Although it may seem confusing that the word ‘epigenetics’ can have two different meanings, it’s just because we are describing the same event at two different levels. It’s a bit like looking at the pictures in old newspapers with a magnifying glass, and seeing that they are made up of dots. If we didn’t have a magnifying glass we might have thought that each picture was just made in one solid piece and we’d probably never have been able to work out how so many new images could be created each day. On the other hand, if all we ever did was look through the magnifying glass, all we would see would be dots, and we’d never see the incredible image that they formed together and which we’d see if we could only step back and look at the big picture.

The revolution that has happened very recently in biology is that for the first time we are actually starting to understand how amazing epigenetic phenomena are caused. We’re no longer just seeing the large image, we can now also analyse the individual dots that created it. Crucially, this means that we are finally starting to unravel the missing link between nature and nurture; how our environment talks to us and alters us, sometimes forever.

The ‘epi’ in epigenetics is derived from Greek and means at, on, to, upon, over or beside. The DNA in our cells is not some pure, unadulterated molecule. Small chemical groups can be added at specific regions of DNA. Our DNA is also smothered in special proteins. These proteins can themselves be covered with additional small chemicals. None of these molecular amendments changes the underlying genetic code. But adding these chemical groups to the DNA, or to the associated proteins, or removing them, changes the expression of nearby genes. These changes in gene expression alter the functions of cells, and the very nature of the cells themselves. Sometimes, if these patterns of chemical modifications are put on or taken off at a critical period in development, the pattern can be set for the rest of our lives, even if we live to be over a hundred years of age.

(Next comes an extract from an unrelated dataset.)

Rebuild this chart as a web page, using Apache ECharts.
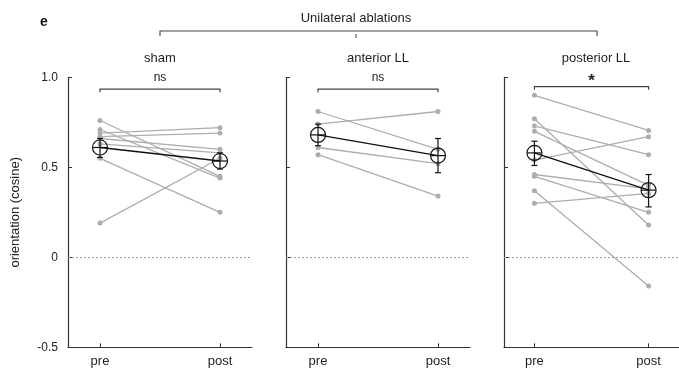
<!DOCTYPE html>
<html>
<head>
<meta charset="utf-8">
<script src="https://cdn.jsdelivr.net/npm/echarts@6/dist/echarts.min.js"></script>
<style>html,body{margin:0;padding:0;background:#fff;}#c{width:679px;height:370px;}</style>
</head>
<body>
<div id="c"></div>
<script>
// ---- data ----
const categories = ['pre', 'post'];
const panelTitles = ['sham', 'anterior LL', 'posterior LL'];
const yTicks = [-0.5, 0, 0.5, 1.0];

const shamPre  = [0.76, 0.71, 0.69, 0.67, 0.66, 0.63, 0.55, 0.19];
const shamPost = [0.45, 0.44, 0.72, 0.69, 0.60, 0.58, 0.25, 0.55];
const antPre   = [0.81, 0.74, 0.61, 0.57];
const antPost  = [0.60, 0.81, 0.52, 0.34];
const postPre  = [0.90, 0.77, 0.73, 0.70, 0.54, 0.46, 0.45, 0.37, 0.30];
const postPost = [0.705, 0.18, 0.57, 0.40, 0.67, 0.38, 0.25, -0.16, 0.355];

const shamMean = [0.61, 0.535];
const antMean  = [0.68, 0.565];
const postMean = [0.58, 0.373];
const shamErrLow = [0.555, 0.49], shamErrHigh = [0.66, 0.58];
const antErrLow  = [0.62, 0.47],  antErrHigh  = [0.74, 0.66];
const postErrLow = [0.51, 0.28],  postErrHigh = [0.645, 0.46];

const sigLabels = ['ns', 'ns', '*'];
const sigHeights = [0.934, 0.934, 0.948];

const groups = [
  {pre: shamPre, post: shamPost, mean: shamMean, lo: shamErrLow, hi: shamErrHigh},
  {pre: antPre, post: antPost, mean: antMean, lo: antErrLow, hi: antErrHigh},
  {pre: postPre, post: postPost, mean: postMean, lo: postErrLow, hi: postErrHigh}
];

// ---- layout ----
const FONT = 'Liberation Sans, Arial, sans-serif';
const gridLeft0 = 68, gridStep = 218, gridW = 184, gridTop = 77.3, gridH = 270;
const xPad = 32 / 120; // axis padding around pre/post in x units

const chart = echarts.init(document.getElementById('c'), null, {renderer: 'canvas'});

const grids = [], xAxes = [], yAxes = [], series = [];
groups.forEach((g, i) => {
  grids.push({left: gridLeft0 + gridStep * i, top: gridTop, width: gridW, height: gridH, containLabel: false});
  xAxes.push({
    type: 'value', gridIndex: i, min: 1 - xPad, max: 2 + xPad,
    axisLine: {show: true, onZero: false, lineStyle: {color: '#333', width: 1.2}},
    axisTick: {show: true, inside: true, length: 4, customValues: [1, 2], lineStyle: {color: '#333'}},
    axisLabel: {show: true, customValues: [1, 2], margin: 8, color: '#222', fontSize: 13, fontFamily: FONT,
      formatter: v => categories[Math.round(v) - 1]},
    splitLine: {show: false}
  });
  yAxes.push({
    type: 'value', gridIndex: i, min: -0.5, max: 1.0, interval: 0.5,
    name: i === 0 ? 'orientation (cosine)' : '', nameLocation: 'middle', nameGap: 46,
    nameTextStyle: {color: '#222', fontSize: 13, fontFamily: FONT},
    axisLine: {show: true, lineStyle: {color: '#333', width: 1.2}},
    axisTick: {show: true, inside: true, length: 4, lineStyle: {color: '#333'}},
    axisLabel: {show: i === 0, margin: 10, color: '#222', fontSize: 12, fontFamily: FONT,
      formatter: v => (v === 0 ? '0' : v.toFixed(1))},
    splitLine: {show: false}
  });

  // zero dotted line
  series.push({
    type: 'line', xAxisIndex: i, yAxisIndex: i, data: [], silent: true,
    markLine: {symbol: 'none', silent: true, label: {show: false},
      lineStyle: {color: '#999', type: [2, 2], width: 1},
      data: [{yAxis: 0}]}
  });

  // individual subjects
  g.pre.forEach((v, k) => {
    series.push({
      type: 'line', xAxisIndex: i, yAxisIndex: i,
      data: [[1, v], [2, g.post[k]]],
      symbol: 'circle', symbolSize: 5, showSymbol: true,
      lineStyle: {color: '#adadad', width: 1.3},
      itemStyle: {color: '#adadad'}, z: 2, animation: false
    });
  });

  // mean line
  series.push({
    type: 'line', xAxisIndex: i, yAxisIndex: i,
    data: [[1, g.mean[0]], [2, g.mean[1]]],
    symbol: 'circle', symbolSize: 15,
    lineStyle: {color: '#111', width: 1.3},
    itemStyle: {color: 'rgba(255,255,255,0)', borderColor: '#111', borderWidth: 1.2},
    z: 4, animation: false
  });

  // error bars + crosshair
  series.push({
    type: 'custom', xAxisIndex: i, yAxisIndex: i, z: 5, animation: false,
    data: [[1, g.lo[0], g.hi[0], g.mean[0]], [2, g.lo[1], g.hi[1], g.mean[1]]],
    renderItem: (params, api) => {
      const x = api.value(0);
      const lo = api.coord([x, api.value(1)]);
      const hi = api.coord([x, api.value(2)]);
      const m = api.coord([x, api.value(3)]);
      const st = {stroke: '#111', lineWidth: 1.2};
      return {type: 'group', children: [
        {type: 'line', shape: {x1: lo[0], y1: lo[1], x2: hi[0], y2: hi[1]}, style: st},
        {type: 'line', shape: {x1: lo[0] - 3, y1: lo[1], x2: lo[0] + 3, y2: lo[1]}, style: st},
        {type: 'line', shape: {x1: hi[0] - 3, y1: hi[1], x2: hi[0] + 3, y2: hi[1]}, style: st},
        {type: 'line', shape: {x1: m[0] - 7, y1: m[1], x2: m[0] + 7, y2: m[1]}, style: st}
      ]};
    }
  });

  // significance bracket
  series.push({
    type: 'custom', xAxisIndex: i, yAxisIndex: i, z: 5, animation: false,
    data: [[1, 2, sigHeights[i]]],
    renderItem: (params, api) => {
      const a = api.coord([api.value(0), api.value(2)]);
      const b = api.coord([api.value(1), api.value(2)]);
      const star = sigLabels[i] === '*';
      return {type: 'group', children: [
        {type: 'polyline', shape: {points: [[a[0], a[1] + 3], [a[0], a[1]], [b[0], b[1]], [b[0], b[1] + 3]]},
          style: {stroke: '#444', lineWidth: 1.2, fill: null}},
        {type: 'text', style: {text: sigLabels[i], x: (a[0] + b[0]) / 2, y: a[1] + (star ? 3 : -5),
          align: 'center', verticalAlign: 'bottom', fill: '#222',
          font: (star ? 'bold 17px ' : '12px ') + FONT}}
      ]};
    }
  });
});

const centers = groups.map((g, i) => gridLeft0 + gridStep * i + gridW / 2);
const graphics = [
  {type: 'text', left: 40, top: 15, style: {text: 'e', font: 'bold 14px ' + FONT, fill: '#111'}},
  {type: 'text', x: 356, y: 18, style: {text: 'Unilateral ablations', font: '13px ' + FONT, fill: '#222', align: 'center', verticalAlign: 'middle'}},
  {type: 'polyline', shape: {points: [[centers[0], 36], [centers[0], 31], [597, 31], [597, 36]]}, style: {stroke: '#444', lineWidth: 1.1, fill: null}},
  {type: 'line', shape: {x1: 356, y1: 34, x2: 356, y2: 38}, style: {stroke: '#444', lineWidth: 1}}
];
panelTitles.forEach((t, i) => {
  graphics.push({type: 'text', x: centers[i], y: 58, style: {text: t, font: '13px ' + FONT, fill: '#222', align: 'center', verticalAlign: 'middle'}});
});

chart.setOption({
  animation: false,
  grid: grids, xAxis: xAxes, yAxis: yAxes, series: series,
  graphic: graphics
});
</script>
</body>
</html>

There’s no debate that the DNA blueprint is a starting point. A very important starting point and absolutely necessary, without a doubt. But it isn’t a sufficient explanation for all the sometimes wonderful, sometimes awful, complexity of life. If the DNA sequence was all that mattered, identical twins would always be absolutely identical in every way. Babies born to malnourished mothers would gain weight as easily as other babies who had a healthier start in life. And as we shall see in Chapter 1, we would all look like big amorphous blobs, because all the cells in our bodies would be completely identical.

Huge areas of biology are influenced by epigenetic mechanisms, and the revolution in our thinking is spreading further and further into unexpected frontiers of life on our planet. Some of the other examples we’ll meet in this book include why we can’t make a baby from two sperm or two eggs, but have to have one of each. What makes cloning possible? Why is cloning so difficult? Why do some plants need a period of cold before they can flower? Since queen bees and worker bees are genetically identical, why are they completely different in form and function? Why are all tortoiseshell cats female? Why is it that humans contain trillions of cells in hundreds of complex organs, and microscopic worms contain about a thousand cells and only rudimentary organs, but we and the worm have the same number of genes?

Scientists in both the academic and commercial sectors are also waking up to the enormous impact that epigenetics has on human health. It’s implicated in diseases from schizophrenia to rheumatoid arthritis, and from cancer to chronic pain. There are already two types of drugs that successfully treat certain cancers by interfering with epigenetic processes. Pharmaceutical companies are spending hundreds of millions of dollars in a race to develop the next generation of epigenetic drugs to treat some of the most serious illnesses afflicting the industrialised world. Epigenetic therapies are the new frontiers of drug discovery.